Susan brings George to dinner to meet her parents. Susan's father reminisces over the cabin's long history as a treasured family legacy. When Susan and George finally break the news of the fire, he retires from the table in shock, while Susan's mother, drunk, laughs it off.

For Elaine's sake, Jerry calls Sandra to make amends, and gets roped into a date which leads to amorous foreplay. After hearing Sandra's especially lewd dirty talk—which he can only inaudibly confide to George later—Jerry returns her banter, but blurts out, nonsensically, "the panties your mother laid out for you", which scares Sandra off. Knowing that Elaine will not let him live this down if she hears, Jerry urges Elaine to fire Sandra as soon as she returns to work.

In search of cigars, Kramer urgently meets with the Cuban diplomatic mission at the United Nations. The head diplomat takes Kramer's hard-won jacket in trade. Kramer and the diplomats all go golfing at Westchester, cigars in hand.

Dropping in on the Rosses, Jerry and George meet Susan's brother Ricky and paraplegic aunt Sara, who George supposedly resembles. Susan opens a trove of letters recovered from the cabin fire, which turn out to be salacious love letters to her father from novelist John Cheever. The family is dumbfounded as Susan's father unabashedly defends his gay love affair with the late Cheever.

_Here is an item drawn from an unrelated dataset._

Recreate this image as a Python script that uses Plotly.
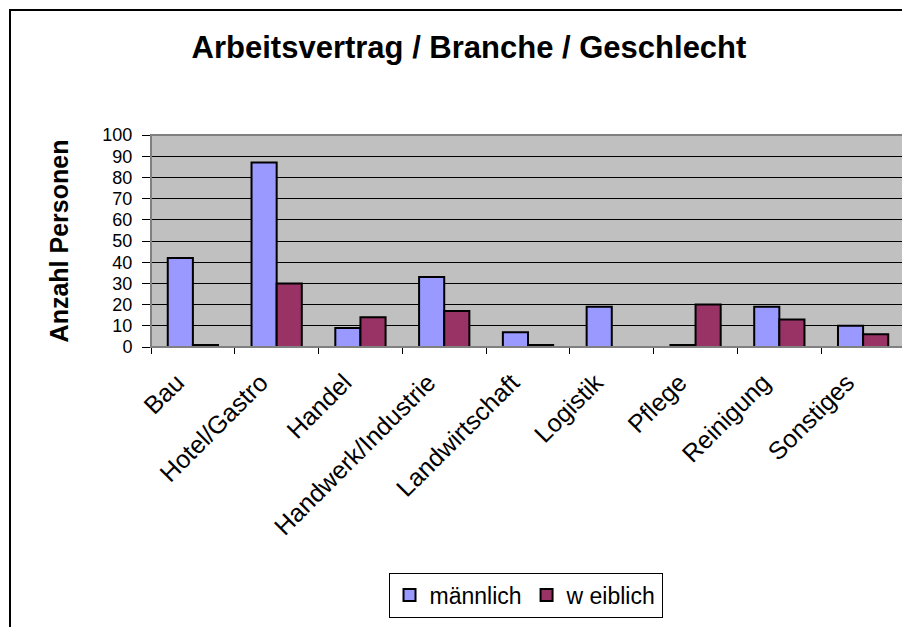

After many false starts and repeatedly dozing off, Jerry and George have only written a few filler lines. Meanwhile, Sandra, transferred by Elaine on Jerry's advice, takes revenge and rats out Elaine for calling Europe long-distance on the company's dime. However, Elaine shows no sign of hearing any gossip, so Jerry relievedly covers her phone bills. Elaine leaves him with a gotcha, namechecking her mother and some panties that she has "laid out".